Your hair is like a flock of goats descending from Mount Gilead.
The goats here are gizim, “she-goats,” walking an undulating path down the steep slopes of the mountains of Gilead to the east of the Sea of Galilee. Or they might have lain down in the hot sun for a while to rest, giving the mountainside (as one looks up from below) a beautiful appearance, like a woman’s lovely tresses. The long-haired goats of the land would make the whole mountain seem alive, or adorned with waving hair. A husband is delighted by his wife’s hair.

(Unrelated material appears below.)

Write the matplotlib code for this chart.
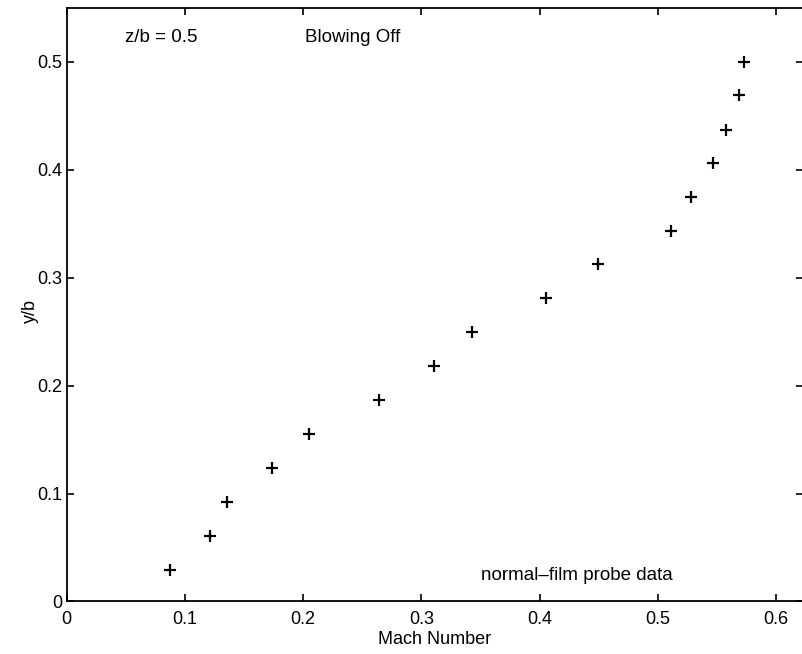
import matplotlib
matplotlib.use('Agg')
import matplotlib.pyplot as plt

plt.rcParams.update({
    'font.family': ['Liberation Sans', 'DejaVu Sans'],
    'font.size': 13,
})

# normal-film probe data, z/b = 0.5, blowing off
mach = [0.087, 0.121, 0.136, 0.174, 0.205, 0.264, 0.311, 0.343,
        0.405, 0.449, 0.511, 0.528, 0.547, 0.558, 0.569, 0.573]
yb = [0.029, 0.061, 0.092, 0.124, 0.155, 0.187, 0.218, 0.250,
      0.281, 0.313, 0.343, 0.375, 0.406, 0.437, 0.469, 0.500]

xticks = [0, 0.1, 0.2, 0.3, 0.4, 0.5, 0.6]
yticks = [0, 0.1, 0.2, 0.3, 0.4, 0.5]

fig = plt.figure(figsize=(8.03, 6.54), dpi=100)
ax = fig.add_axes([0.083, 0.0803, 0.9174, 0.9074])

ax.plot(mach, yb, linestyle='none', marker='+', color='black',
        markersize=8.5, markeredgewidth=1.6)

ax.set_xlim(0, 0.623)
ax.set_ylim(0, 0.55)
ax.set_xticks(xticks)
ax.set_xticklabels(['0', '0.1', '0.2', '0.3', '0.4', '0.5', '0.6'])
ax.set_yticks(yticks)
ax.set_yticklabels(['0', '0.1', '0.2', '0.3', '0.4', '0.5'])
ax.tick_params(direction='in', length=5, width=1.2, top=True, right=True,
               labelsize=13)
ax.tick_params(axis='x', pad=7)
ax.tick_params(axis='y', pad=3)
for sp in ax.spines.values():
    sp.set_linewidth(1.3)

ax.set_xlabel('Mach Number', fontsize=13, labelpad=2)
ax.set_ylabel('y/b', fontsize=13)
ax.yaxis.set_label_coords(-0.037, 0.49)

ax.text(0.049, 0.523, 'z/b = 0.5', fontsize=13.5, va='center', ha='left')
ax.text(0.2015, 0.523, 'Blowing Off', fontsize=13.5, va='center', ha='left')
ax.text(0.350, 0.0245, 'normal\u2013film probe data', fontsize=13.5,
        va='center', ha='left')

fig.savefig('out.png', dpi=100)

Paul calls a woman’s long hair “her glory” (1 Corinthians 11:15), but we will be careful to remember that Paul’s comments about hair and head coverings in 1 Corinthians were about their particular culture and customs and not for the church for all time.
Spiritually, both the hair of the bride and its comparison to goats on Mount Gilead are a reminder of the blessings God gives, like a tree fully in leaf in the late spring, like a field of ripening grain in the late summer, like a net full of wriggling fish, like a quiver full of arrows (Psalm 127:4-5), or a womb delightfully swollen and bulging with a baby inside—such is a marriage filled with the blessings of God.
Count your blessings the way you count your spouse’s physical delights, or the way you count the stars on a clear night. Or the way you count goats descending the mountainside, or the delightfully floating and mesmerizing tips of each one of your wife’s lovely hairs as they rise and fall on the breeze of a gorgeous evening in the springtime of your love. Such are the countless blessings of God above.